Two main kinds of treatments exist to deal with termites. One is to use termite bait, which you can place directly into the ground where termites will find and feed on it. Bait is the preferred method of treatment in areas where pesticide use is restricted. The other method is a chemical treatment that, when applied, forms a barrier around your house that prevents termites from entering. The chemical stays in the soil and prevents future infestation for many years. Make sure when purchasing that you find a treatment specially made for termites.
Wood-boring beetles are insects whose larvae can live from two to five years within your home, eating through the wood until they destroy it completely. Adults exit the wood when they are grown, so the best indication of a wood-boring beetle infestation will be small holes in the surface of the infested areas.

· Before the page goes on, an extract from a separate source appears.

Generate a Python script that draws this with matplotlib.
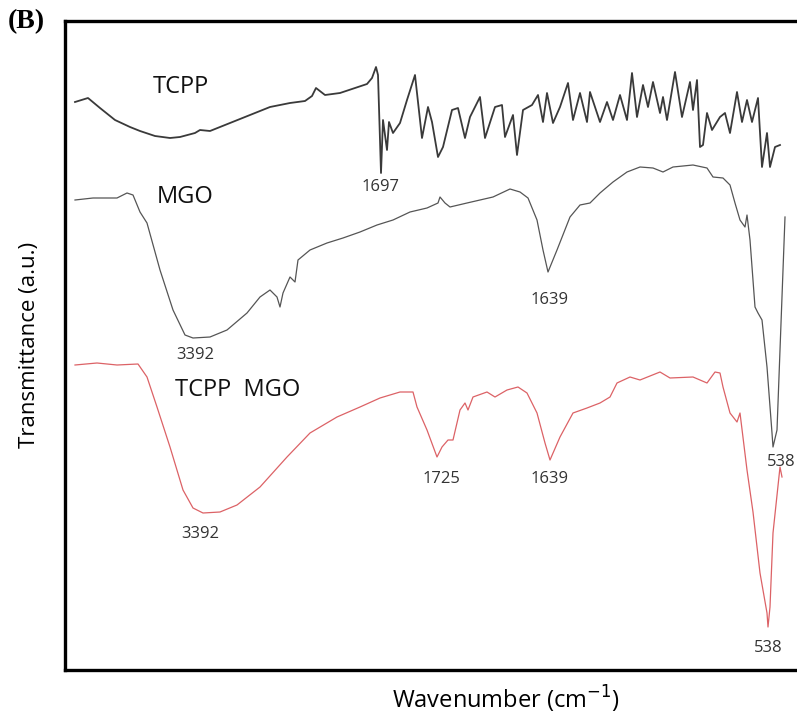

Beetles have specific moisture requirements, so if a barrier like a polyethylene covering the foundation of the house is put in place, you can prevent them from spreading. Also, brush any unprotected wood with a special insecticide that will kill the beetles and larvae to stop an infestation before it starts.
Carpenter ants are one of the largest species of ant in the US, and while these bugs do not eat wood, they do bore into it to make their nests. The most common signs of a carpenter ant infestation include visible foragers looking for food, swarmers from a mature colony looking to form a new one, and a rustling sound sometimes heard from their movements in your home.
These ants require effective ant bait or gel and a spray pesticide to get rid of. First, destroy the any nests outside the home and you will be rid of their whole colonies. Then, the bait and sprays to kill any remaining carpenter ants in the house.